Tek kelime ile geceyi özetlemek gerekirse, gerçekleri gündelik yaşamın derinliklerden örneklerle aktarmayı özgün bir bakış açısı ile yorumlayan Erdal Kaya'nın mizahi yeteneğinin ne kadar büyük olduğunun farkına bir kez daha vardım.

Bu oyunu izlemeyenler eminim çok şey kaçırmış oldu.

Kürtçe oyunu Türkçe yorumlamak ne kadar doğru bilmiyorum ama Erdal Kaya’nın başarılı performansını Kürtçe yazabilme yeteneğim ne yazık ki yok.

Yazıyı Kürtçe yazamadığım için öncelikle Kürt diline oyunculuğu ile sağladığı katkılardan dolayı kendisinden özür diliyorum.
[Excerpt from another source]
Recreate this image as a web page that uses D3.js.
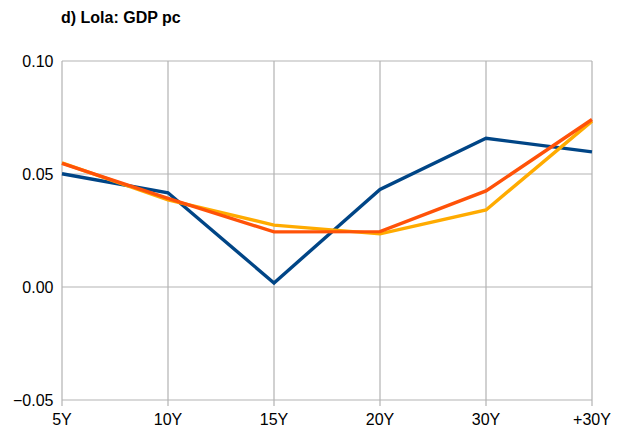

Ortaya koyduğu performans ve güzel oyunu anlamlı ve önemli kılan kuşkusuz en önemli yanı, bana göre dilin Kürtçe olmasıdır.

Eğitimde, gündelik hayatımızda, aile içinde Kürtçenin gittikçe azalmaya başladığı bir süreçte Kürtçe dilinin zenginliğini, mizahi yeteneği ile sevdirmesi başlı başına bir başarıdır.

Kürtçenin ancak sanat dili, eğitim dili, sokak dili olması ile yaşatılacağına inanan biriyim.

Bu nedenle bu tür etkinlikleri önemsiyor ve değerli buluyorum.

Sanatçı Erdal Kaya’yı değeri kılan da tarzı ve sahnedeki başarılı performansıdır.

O yüzden turnede gittiği her şehirde kapalı gişe oynuyor.

Dün gece de salon tamamıyla doluydu.

Orada bulunanların hepsi, sanatçının performansını mükemmel buldu.

Yıllara dayanan sahne tecrübesini  "Vik û Vala" adlı tek kişilik oyunla günlük yaşamdaki gerçekleri mizahi bir yaklaşımla sahnelerken, izleyiciler olarak her birimiz yaşantımızdan bir kesitle yüzleşmiş olduk.

90 dakika boyunca kâh düşündük, kâh güldük ve ara ara duygulanıp, üzüldük.

Bir insanı yaşamın gerçekleri ile yüzleştirmek, bir sahne performansında  ancak bu kadar mükemmel olabilirdi.

Bu tür etkinlikler bazen acılardan kurtulup soluklanmak için de bir nefes oluyor.

Acılı bir coğrafyada yaşıyoruz, Kürtler ve Ortadoğu halklarının yaşamı hep acı ile geçti.

Bir nebze olsun  acıları unutup bizi soluklandırdığı için ve başarılı performansından dolayı sanatçı Erdal Kaya’ya teşekkür ediyorum.